■ **Work instructions**
Return the material word for word. Do not include the pictures.

■ **Data section**
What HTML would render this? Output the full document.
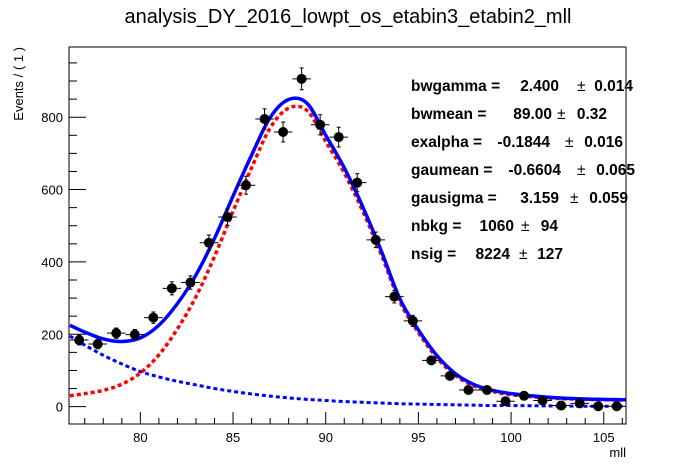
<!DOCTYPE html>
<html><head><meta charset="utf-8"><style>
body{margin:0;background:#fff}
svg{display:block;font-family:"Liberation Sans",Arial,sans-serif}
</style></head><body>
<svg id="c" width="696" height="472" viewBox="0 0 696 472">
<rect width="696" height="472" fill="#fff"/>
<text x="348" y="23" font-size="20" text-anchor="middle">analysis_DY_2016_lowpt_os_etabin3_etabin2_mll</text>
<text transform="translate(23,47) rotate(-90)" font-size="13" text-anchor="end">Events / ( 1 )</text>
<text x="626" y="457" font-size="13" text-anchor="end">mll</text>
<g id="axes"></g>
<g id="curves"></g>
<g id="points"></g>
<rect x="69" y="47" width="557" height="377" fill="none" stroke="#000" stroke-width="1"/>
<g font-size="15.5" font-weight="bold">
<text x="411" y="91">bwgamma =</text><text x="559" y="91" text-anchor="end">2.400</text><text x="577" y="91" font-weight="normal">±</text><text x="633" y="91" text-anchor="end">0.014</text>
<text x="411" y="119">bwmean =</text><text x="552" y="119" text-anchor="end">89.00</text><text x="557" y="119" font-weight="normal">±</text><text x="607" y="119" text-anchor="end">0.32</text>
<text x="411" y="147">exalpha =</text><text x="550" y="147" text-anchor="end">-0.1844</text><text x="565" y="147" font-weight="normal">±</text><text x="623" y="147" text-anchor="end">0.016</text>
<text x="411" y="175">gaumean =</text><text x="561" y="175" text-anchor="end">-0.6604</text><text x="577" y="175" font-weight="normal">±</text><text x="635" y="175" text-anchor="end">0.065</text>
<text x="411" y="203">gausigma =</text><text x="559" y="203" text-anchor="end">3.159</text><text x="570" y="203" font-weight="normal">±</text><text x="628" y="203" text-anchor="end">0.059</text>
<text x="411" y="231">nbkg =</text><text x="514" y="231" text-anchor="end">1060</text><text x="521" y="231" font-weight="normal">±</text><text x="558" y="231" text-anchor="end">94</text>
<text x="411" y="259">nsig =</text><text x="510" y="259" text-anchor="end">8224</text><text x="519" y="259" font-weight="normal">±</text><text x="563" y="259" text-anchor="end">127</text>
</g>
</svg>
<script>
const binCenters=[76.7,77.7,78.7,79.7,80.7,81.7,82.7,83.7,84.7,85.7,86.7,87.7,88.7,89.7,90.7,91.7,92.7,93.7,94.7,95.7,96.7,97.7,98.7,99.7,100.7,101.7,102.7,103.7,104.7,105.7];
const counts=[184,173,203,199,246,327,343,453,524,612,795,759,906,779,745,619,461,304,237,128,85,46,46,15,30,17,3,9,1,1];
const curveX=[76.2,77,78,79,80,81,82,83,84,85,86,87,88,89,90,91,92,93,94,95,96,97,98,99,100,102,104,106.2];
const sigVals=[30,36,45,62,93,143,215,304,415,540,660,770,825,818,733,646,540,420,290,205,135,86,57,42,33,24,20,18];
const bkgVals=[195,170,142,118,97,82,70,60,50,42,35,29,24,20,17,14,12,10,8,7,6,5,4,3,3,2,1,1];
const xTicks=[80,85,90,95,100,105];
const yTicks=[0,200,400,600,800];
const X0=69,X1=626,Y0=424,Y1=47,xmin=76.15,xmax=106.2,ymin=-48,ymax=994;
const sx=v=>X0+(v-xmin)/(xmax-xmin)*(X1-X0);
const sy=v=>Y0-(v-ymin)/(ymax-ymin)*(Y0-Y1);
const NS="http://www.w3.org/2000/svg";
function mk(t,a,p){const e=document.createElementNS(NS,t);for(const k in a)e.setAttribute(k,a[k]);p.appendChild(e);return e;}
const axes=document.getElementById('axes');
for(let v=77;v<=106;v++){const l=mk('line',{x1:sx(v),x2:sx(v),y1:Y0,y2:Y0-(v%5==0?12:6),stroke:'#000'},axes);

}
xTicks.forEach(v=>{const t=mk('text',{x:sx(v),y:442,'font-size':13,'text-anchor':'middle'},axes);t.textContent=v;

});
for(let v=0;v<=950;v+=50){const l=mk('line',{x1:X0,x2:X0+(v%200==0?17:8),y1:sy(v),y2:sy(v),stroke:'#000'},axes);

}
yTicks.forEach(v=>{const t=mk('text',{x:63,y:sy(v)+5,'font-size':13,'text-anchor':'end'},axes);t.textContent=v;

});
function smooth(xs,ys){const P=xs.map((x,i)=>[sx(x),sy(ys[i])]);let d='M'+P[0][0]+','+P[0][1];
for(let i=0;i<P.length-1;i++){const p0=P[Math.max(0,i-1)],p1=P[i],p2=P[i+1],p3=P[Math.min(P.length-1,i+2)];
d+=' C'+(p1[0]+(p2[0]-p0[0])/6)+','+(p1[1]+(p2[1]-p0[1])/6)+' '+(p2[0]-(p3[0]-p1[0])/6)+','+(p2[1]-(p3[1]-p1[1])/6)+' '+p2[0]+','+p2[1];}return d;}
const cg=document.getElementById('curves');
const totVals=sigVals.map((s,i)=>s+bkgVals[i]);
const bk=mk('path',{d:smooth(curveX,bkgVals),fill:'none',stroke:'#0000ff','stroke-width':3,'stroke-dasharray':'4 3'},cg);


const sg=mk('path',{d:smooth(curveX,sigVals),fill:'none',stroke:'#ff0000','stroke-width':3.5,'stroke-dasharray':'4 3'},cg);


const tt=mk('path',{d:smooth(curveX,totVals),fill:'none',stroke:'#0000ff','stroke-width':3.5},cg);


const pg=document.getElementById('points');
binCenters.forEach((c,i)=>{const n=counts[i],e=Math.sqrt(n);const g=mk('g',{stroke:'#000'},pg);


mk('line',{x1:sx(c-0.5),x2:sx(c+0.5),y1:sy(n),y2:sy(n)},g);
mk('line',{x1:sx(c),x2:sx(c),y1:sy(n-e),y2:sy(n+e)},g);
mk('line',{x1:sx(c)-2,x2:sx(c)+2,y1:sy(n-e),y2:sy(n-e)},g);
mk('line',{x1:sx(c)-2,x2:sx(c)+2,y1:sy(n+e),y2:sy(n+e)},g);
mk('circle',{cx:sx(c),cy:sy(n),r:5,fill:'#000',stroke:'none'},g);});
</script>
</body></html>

■ **Solution**
What HTML would render this? Output the full document.
<!DOCTYPE html>
<html><head><meta charset="utf-8"><style>
body{margin:0;background:#fff}
svg{display:block;font-family:"Liberation Sans",Arial,sans-serif}
</style></head><body>
<svg id="c" width="696" height="472" viewBox="0 0 696 472">
<rect width="696" height="472" fill="#fff"/>
<text x="348" y="23" font-size="20" text-anchor="middle">analysis_DY_2016_lowpt_os_etabin3_etabin2_mll</text>
<text transform="translate(23,47) rotate(-90)" font-size="13" text-anchor="end">Events / ( 1 )</text>
<text x="626" y="457" font-size="13" text-anchor="end">mll</text>
<g id="axes"></g>
<g id="curves"></g>
<g id="points"></g>
<rect x="69" y="47" width="557" height="377" fill="none" stroke="#000" stroke-width="1"/>
<g font-size="15.5" font-weight="bold">
<text x="411" y="91">bwgamma =</text><text x="559" y="91" text-anchor="end">2.400</text><text x="577" y="91" font-weight="normal">±</text><text x="633" y="91" text-anchor="end">0.014</text>
<text x="411" y="119">bwmean =</text><text x="552" y="119" text-anchor="end">89.00</text><text x="557" y="119" font-weight="normal">±</text><text x="607" y="119" text-anchor="end">0.32</text>
<text x="411" y="147">exalpha =</text><text x="550" y="147" text-anchor="end">-0.1844</text><text x="565" y="147" font-weight="normal">±</text><text x="623" y="147" text-anchor="end">0.016</text>
<text x="411" y="175">gaumean =</text><text x="561" y="175" text-anchor="end">-0.6604</text><text x="577" y="175" font-weight="normal">±</text><text x="635" y="175" text-anchor="end">0.065</text>
<text x="411" y="203">gausigma =</text><text x="559" y="203" text-anchor="end">3.159</text><text x="570" y="203" font-weight="normal">±</text><text x="628" y="203" text-anchor="end">0.059</text>
<text x="411" y="231">nbkg =</text><text x="514" y="231" text-anchor="end">1060</text><text x="521" y="231" font-weight="normal">±</text><text x="558" y="231" text-anchor="end">94</text>
<text x="411" y="259">nsig =</text><text x="510" y="259" text-anchor="end">8224</text><text x="519" y="259" font-weight="normal">±</text><text x="563" y="259" text-anchor="end">127</text>
</g>
</svg>
<script>
const binCenters=[76.7,77.7,78.7,79.7,80.7,81.7,82.7,83.7,84.7,85.7,86.7,87.7,88.7,89.7,90.7,91.7,92.7,93.7,94.7,95.7,96.7,97.7,98.7,99.7,100.7,101.7,102.7,103.7,104.7,105.7];
const counts=[184,173,203,199,246,327,343,453,524,612,795,759,906,779,745,619,461,304,237,128,85,46,46,15,30,17,3,9,1,1];
const curveX=[76.2,77,78,79,80,81,82,83,84,85,86,87,88,89,90,91,92,93,94,95,96,97,98,99,100,102,104,106.2];
const sigVals=[30,36,45,62,93,143,215,304,415,540,660,770,825,818,733,646,540,420,290,205,135,86,57,42,33,24,20,18];
const bkgVals=[195,170,142,118,97,82,70,60,50,42,35,29,24,20,17,14,12,10,8,7,6,5,4,3,3,2,1,1];
const xTicks=[80,85,90,95,100,105];
const yTicks=[0,200,400,600,800];
const X0=69,X1=626,Y0=424,Y1=47,xmin=76.15,xmax=106.2,ymin=-48,ymax=994;
const sx=v=>X0+(v-xmin)/(xmax-xmin)*(X1-X0);
const sy=v=>Y0-(v-ymin)/(ymax-ymin)*(Y0-Y1);
const NS="http://www.w3.org/2000/svg";
function mk(t,a,p){const e=document.createElementNS(NS,t);for(const k in a)e.setAttribute(k,a[k]);p.appendChild(e);return e;}
const axes=document.getElementById('axes');
for(let v=77;v<=106;v++){const l=mk('line',{x1:sx(v),x2:sx(v),y1:Y0,y2:Y0-(v%5==0?12:6),stroke:'#000'},axes);

}
xTicks.forEach(v=>{const t=mk('text',{x:sx(v),y:442,'font-size':13,'text-anchor':'middle'},axes);t.textContent=v;

});
for(let v=0;v<=950;v+=50){const l=mk('line',{x1:X0,x2:X0+(v%200==0?17:8),y1:sy(v),y2:sy(v),stroke:'#000'},axes);

}
yTicks.forEach(v=>{const t=mk('text',{x:63,y:sy(v)+5,'font-size':13,'text-anchor':'end'},axes);t.textContent=v;

});
function smooth(xs,ys){const P=xs.map((x,i)=>[sx(x),sy(ys[i])]);let d='M'+P[0][0]+','+P[0][1];
for(let i=0;i<P.length-1;i++){const p0=P[Math.max(0,i-1)],p1=P[i],p2=P[i+1],p3=P[Math.min(P.length-1,i+2)];
d+=' C'+(p1[0]+(p2[0]-p0[0])/6)+','+(p1[1]+(p2[1]-p0[1])/6)+' '+(p2[0]-(p3[0]-p1[0])/6)+','+(p2[1]-(p3[1]-p1[1])/6)+' '+p2[0]+','+p2[1];}return d;}
const cg=document.getElementById('curves');
const totVals=sigVals.map((s,i)=>s+bkgVals[i]);
const bk=mk('path',{d:smooth(curveX,bkgVals),fill:'none',stroke:'#0000ff','stroke-width':3,'stroke-dasharray':'4 3'},cg);


const sg=mk('path',{d:smooth(curveX,sigVals),fill:'none',stroke:'#ff0000','stroke-width':3.5,'stroke-dasharray':'4 3'},cg);


const tt=mk('path',{d:smooth(curveX,totVals),fill:'none',stroke:'#0000ff','stroke-width':3.5},cg);


const pg=document.getElementById('points');
binCenters.forEach((c,i)=>{const n=counts[i],e=Math.sqrt(n);const g=mk('g',{stroke:'#000'},pg);


mk('line',{x1:sx(c-0.5),x2:sx(c+0.5),y1:sy(n),y2:sy(n)},g);
mk('line',{x1:sx(c),x2:sx(c),y1:sy(n-e),y2:sy(n+e)},g);
mk('line',{x1:sx(c)-2,x2:sx(c)+2,y1:sy(n-e),y2:sy(n-e)},g);
mk('line',{x1:sx(c)-2,x2:sx(c)+2,y1:sy(n+e),y2:sy(n+e)},g);
mk('circle',{cx:sx(c),cy:sy(n),r:5,fill:'#000',stroke:'none'},g);});
</script>
</body></html>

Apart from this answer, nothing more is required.